**Job**
Retype, exactly as they stand, the lines from the start of the data to the line that contains "(title) at (641.5,38)", both ends included. Leave the pictures out.
-- BEGIN Collected material --
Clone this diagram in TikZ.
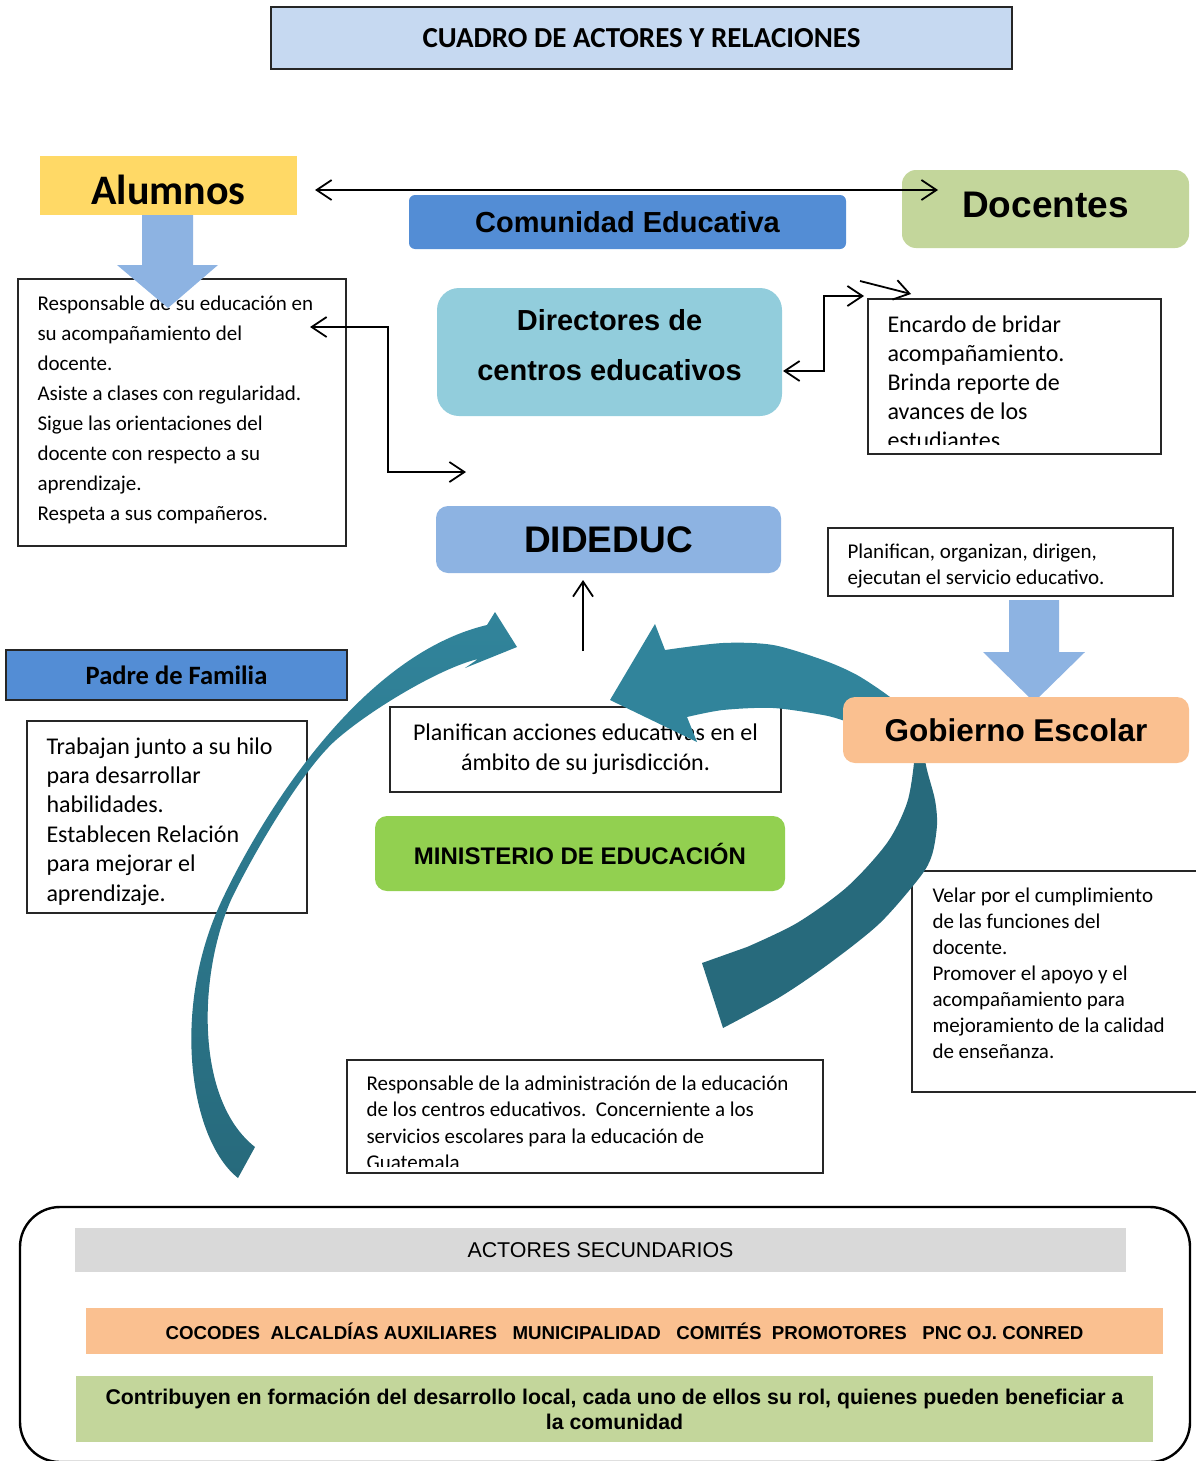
\documentclass[tikz,border=0pt]{standalone}
\usepackage{fontspec}
\setmainfont{Carlito}
\newfontfamily\arialfont{Liberation Sans}
\usetikzlibrary{arrows.meta,positioning}

\definecolor{titlefill}{HTML}{C6D9F1}
\definecolor{alumfill}{HTML}{FFD966}
\definecolor{oliveback}{HTML}{C3D69B}
\definecolor{midblue}{HTML}{538DD5}
\definecolor{aquafill}{HTML}{92CDDC}
\definecolor{paleblue}{HTML}{8DB3E2}
\definecolor{peach}{HTML}{FAC090}
\definecolor{limefill}{HTML}{92D050}
\definecolor{greyfill}{HTML}{D9D9D9}
\definecolor{curvelight}{HTML}{31849B}
\definecolor{curvedark}{HTML}{276A7C}

\newcommand\fsz[2]{\fontsize{#1}{#2}\selectfont}

\begin{document}
\begin{tikzpicture}[x=1pt,y=-1pt,>={Straight Barb[length=15pt,width=20pt]},
    actor/.style={inner sep=0pt,align=center},
    round actor/.style={actor,rounded corners=12pt},
    txt box/.style={draw=black!85,line width=1.4pt,inner sep=0pt},
    txt/.style={inner sep=0pt,align=left},
    conn/.style={line width=1.8pt},
    block arrow/.style={fill=paleblue}]
\useasboundingbox (0,0) rectangle (1196,1461);

% cabecera
\node[actor,fill=titlefill,draw=black!85,line width=1.4pt,minimum width=741pt,minimum height=62pt,font=\fsz{29}{34}\bfseries] (title) at (641.5,38) {CUADRO DE ACTORES Y RELACIONES};

% actores principales
\node[actor,fill=alumfill,minimum width=257pt,minimum height=59pt,font=\fsz{42}{50}\bfseries] (alum) at (168.5,185.5) {\rule{0pt}{39pt}Alumnos};
\node[round actor,rounded corners=14pt,fill=oliveback,minimum width=287pt,minimum height=78pt,font=\arialfont\bfseries\fsz{37}{44}] (doc) at (1045.5,209) {Docentes\rule[-8pt]{0pt}{8pt}};
\node[round actor,rounded corners=6pt,fill=midblue,minimum width=437pt,minimum height=54pt,font=\arialfont\bfseries\fsz{29}{34}] (comu) at (627.5,222) {Comunidad Educativa};
\node[round actor,rounded corners=22pt,fill=aquafill,minimum width=345pt,minimum height=128pt,font=\arialfont\bfseries\fsz{29}{50}] (dir) at (609.5,352) {Directores de\\centros educativos\rule[-14pt]{0pt}{14pt}};
\node[round actor,fill=paleblue,minimum width=345pt,minimum height=67pt,font=\arialfont\bfseries\fsz{37}{44}] (dided) at (608.5,539.5) {DIDEDUC};

% cuadros de texto
\node[txt box,minimum width=328pt,minimum height=267pt] (alumbox) at (182,412.5) {};
\node[txt,font=\fsz{21}{30},below right=17pt and 20pt of alumbox.north west] (alumtxt) {Responsable de su educación en\\su acompañamiento del\\docente.\\Asiste a clases con regularidad.\\Sigue las orientaciones del\\docente con respecto a su\\aprendizaje.\\Respeta a sus compañeros.};

\node[txt box,minimum width=293pt,minimum height=155pt] (encbox) at (1014.5,376.5) {};
\begin{scope}
  \clip (869,300) rectangle (1160,444);
  \node[txt,font=\fsz{24}{29},below right=17pt and 20pt of encbox.north west] (enctxt) {Encardo de bridar\\acompañamiento.\\Brinda reporte de\\avances de los\\estudiantes};
\end{scope}

\node[txt box,minimum width=345pt,minimum height=68pt] (planbox) at (1000.5,562) {};
\node[txt,font=\fsz{21}{26},below right=16pt and 20pt of planbox.north west] (plantxt) {Planifican, organizan, dirigen,\\ejecutan el servicio educativo.};

\node[actor,fill=midblue,draw=black!85,line width=1.4pt,minimum width=341pt,minimum height=50pt,font=\fsz{26.5}{30}\bfseries] (padre) at (176.5,675) {Padre de Familia};
\node[txt box,minimum width=280pt,minimum height=192pt] (padrebox) at (167,817) {};
\node[txt,font=\fsz{24}{29.4},below right=17pt and 20pt of padrebox.north west] (padretxt) {Trabajan junto a su hilo\\para desarrollar\\habilidades.\\Establecen Relación\\para mejorar el\\aprendizaje.};

\node[txt box,align=center,minimum width=391pt,minimum height=85pt,font=\fsz{24}{30}] (accbox) at (585.5,749.5) {Planifican acciones educativas en el\\ámbito de su jurisdicción.};

\node[round actor,fill=limefill,minimum width=410pt,minimum height=75pt,font=\arialfont\bfseries\fsz{24}{28}] (mine) at (580,853.5) {MINISTERIO DE EDUCACIÓN};

\node[txt box,minimum width=300pt,minimum height=221pt] (velarbox) at (1062,981.5) {};
\node[txt,font=\fsz{21}{26},below right=17pt and 21pt of velarbox.north west] (velartxt) {Velar por el cumplimiento\\de las funciones del\\docente.\\Promover el apoyo y el\\acompañamiento para\\mejoramiento de la calidad\\de enseñanza.};

\node[txt box,minimum width=476pt,minimum height=113pt] (adminbox) at (585,1116.5) {};
\begin{scope}
  \clip (348,1061) rectangle (822,1166);
  \node[txt,font=\fsz{21}{26.3},below right=16.5pt and 20pt of adminbox.north west] (admintxt) {Responsable de la administración de la educación\\de los centros educativos.\ \ Concerniente a los\\servicios escolares para la educación de\\Guatemala};
\end{scope}

% actores secundarios
\node[draw=black,line width=2.4pt,rounded corners=40pt,minimum width=1170pt,minimum height=255pt] (sec) at (605,1334.5) {};
\node[actor,fill=greyfill,minimum width=1051pt,minimum height=44pt,font=\arialfont\fsz{21.4}{25}] (secttl) at (600.5,1250) {ACTORES SECUNDARIOS};
\node[actor,fill=peach,minimum width=1077pt,minimum height=46pt,font=\arialfont\bfseries\fsz{18.7}{22}] (seclist) at (624.5,1331) {COCODES\ \ ALCALDÍAS AUXILIARES\ \ \ MUNICIPALIDAD\ \ \ COMITÉS\ \ PROMOTORES\ \ \ PNC OJ. CONRED};
\node[actor,fill=oliveback,minimum width=1077pt,minimum height=66pt,font=\arialfont\bfseries\fsz{21.3}{25}] (secrole) at (614.5,1409) {Contribuyen en formación del desarrollo local, cada uno de ellos su rol, quienes pueden beneficiar a\\la comunidad};

% flechas de bloque
\fill[block arrow] (142,215) -- (193,215) -- (193,265) -- (218,265) -- (168,308) -- (117,265) -- (142,265) -- cycle;
\fill[block arrow] (1009,600) -- (1059,600) -- (1059,652) -- (1085,652) -- (1034,702) -- (983,652) -- (1009,652) -- cycle;

% flechas curvas
\shade[top color=curvelight,bottom color=curvedark]
  (238,1178) .. controls (190,1140) and (170,1010) .. (222,900)
  .. controls (262,815) and (360,655) .. (487,625)
  -- (495,612) -- (517,647) -- (465,668) -- (478,659)
  .. controls (440,668) and (370,710) .. (336,740)
  .. controls (304,768) and (255,850) .. (231,900)
  .. controls (198,975) and (195,1100) .. (255,1147)
  -- cycle;
\fill[curvelight]
  plot[smooth] coordinates {(905,712) (890,697) (857,675) (823,660) (773,645) (723,643) (665,650)}
  -- (655,624) -- (610,700) -- (697,742) --
  plot[smooth] coordinates {(687,717) (723,710) (773,708) (823,715) (845,721) (870,730)}
  -- cycle;
\fill[curvedark]
  plot[smooth] coordinates {(922,745) (927,770) (935,800) (937,825) (932,855) (920,877) (880,923) (830,963) (780,997) (723,1028)}
  -- (702,963) --
  plot[smooth] coordinates {(747,947) (797,923) (847,887) (887,843) (907,803) (914,763) (914,745)}
  -- cycle;

\node[round actor,fill=peach,minimum width=346pt,minimum height=66pt,font=\arialfont\bfseries\fsz{31.5}{36}] (gob) at (1016,730) {Gobierno Escolar};

% conectores
\coordinate (alumR) at (315,190);
\coordinate (docL) at (938,190);
\coordinate (alumA) at (310,327);
\coordinate (alumB) at (466,472);
\coordinate (dirA) at (783,371);
\coordinate (encA) at (864,296);
\coordinate (strayA) at (860,281);
\coordinate (encB) at (911,294);
\coordinate (mineUp) at (583,651);
\coordinate (didedB) at (583,580);

\draw[conn,<->] (alumR) -- (docL);
\draw[conn,<->] (alumA) -- ++(78,0) |- (alumB);
\draw[conn,<->] (dirA) -- ++(41,0) |- (encA);
\draw[conn,->] (strayA) -- (encB);
\draw[conn,->] (mineUp) -- (didedB);
\end{tikzpicture}
\end{document}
-- END Collected material --
**Answer to the exercise**
Clone this diagram in TikZ.
\documentclass[tikz,border=0pt]{standalone}
\usepackage{fontspec}
\setmainfont{Carlito}
\newfontfamily\arialfont{Liberation Sans}
\usetikzlibrary{arrows.meta,positioning}

\definecolor{titlefill}{HTML}{C6D9F1}
\definecolor{alumfill}{HTML}{FFD966}
\definecolor{oliveback}{HTML}{C3D69B}
\definecolor{midblue}{HTML}{538DD5}
\definecolor{aquafill}{HTML}{92CDDC}
\definecolor{paleblue}{HTML}{8DB3E2}
\definecolor{peach}{HTML}{FAC090}
\definecolor{limefill}{HTML}{92D050}
\definecolor{greyfill}{HTML}{D9D9D9}
\definecolor{curvelight}{HTML}{31849B}
\definecolor{curvedark}{HTML}{276A7C}

\newcommand\fsz[2]{\fontsize{#1}{#2}\selectfont}

\begin{document}
\begin{tikzpicture}[x=1pt,y=-1pt,>={Straight Barb[length=15pt,width=20pt]},
    actor/.style={inner sep=0pt,align=center},
    round actor/.style={actor,rounded corners=12pt},
    txt box/.style={draw=black!85,line width=1.4pt,inner sep=0pt},
    txt/.style={inner sep=0pt,align=left},
    conn/.style={line width=1.8pt},
    block arrow/.style={fill=paleblue}]
\useasboundingbox (0,0) rectangle (1196,1461);

% cabecera
\node[actor,fill=titlefill,draw=black!85,line width=1.4pt,minimum width=741pt,minimum height=62pt,font=\fsz{29}{34}\bfseries] (title) at (641.5,38) {CUADRO DE ACTORES Y RELACIONES};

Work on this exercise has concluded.